HEy im thinkin of joining judo for a bit, hte last year i did karate and got my yellow belt. And because my dojo here is now closed im thinking of going to Judo. What am i gonna see when i get in there??


----------



## Kempojujutsu (Aug 2, 2002)

Since judo is a throwing art, the first thing they will show you is how to break fall. After the break falls you will probably start to learn a few throws.
Bob :asian:


----------



## Hollywood1340 (Aug 3, 2002)

I've seen a whole lot of the ceiling


----------



## arnisador (Aug 3, 2002)

Judo is a physical workout!

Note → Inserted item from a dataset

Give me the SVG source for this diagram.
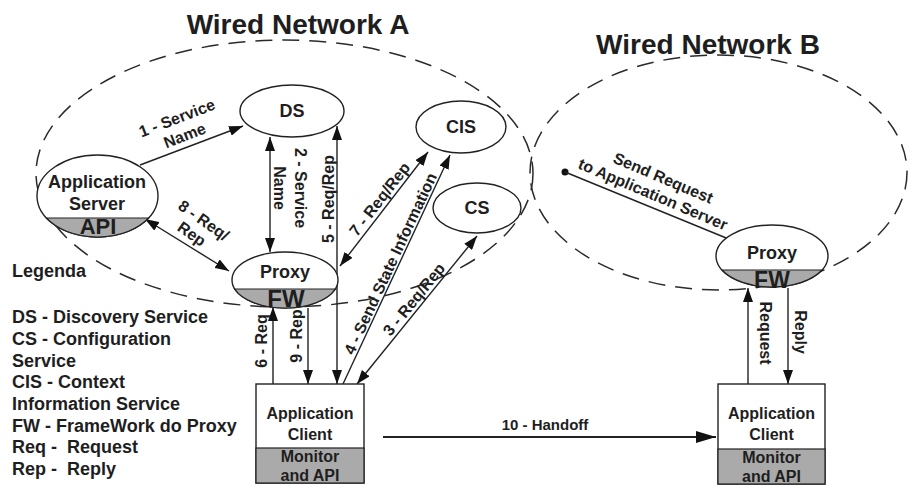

Expect falling practice, including being a throwing dummy for other students, followed by elarning some standing throws, and practice practice practice. You'll get a lot of free sparring and a chance to find out what really works! Eventually, you'll get groundwork--locks, chokes, escapes. Some schools still teach non-sport self-defense techniques but I think they're rare.


----------



## Chiduce (Sep 22, 2002)

Judo is a very good art to study. Once you get the competition part down, then you can futher your studies within the jujutsu/jujitsu side of the art.
Sincerely, In Humility; 
Chiduce!


----------



## J-kid (Sep 23, 2002)

I find judo is a great Martial art.  My coach teachs us Judo/Jujutsu Wrestling  All forms of grappling pritty much.   I am also taking Mauy Thia kickboxing to go with it,  I believe i have a killer conbo between the Two.  I WOULD STRONGLY RECCOMED JUDO for you.  Good luck on your training judo-kid.


----------



## Yari (Sep 23, 2002)

I would recommend Judo too, but beware that hip and neck problems can get worse by the throws.

/Yari


----------



## arnisador (Sep 2, 2003)

Did you end up doing any Judo?


----------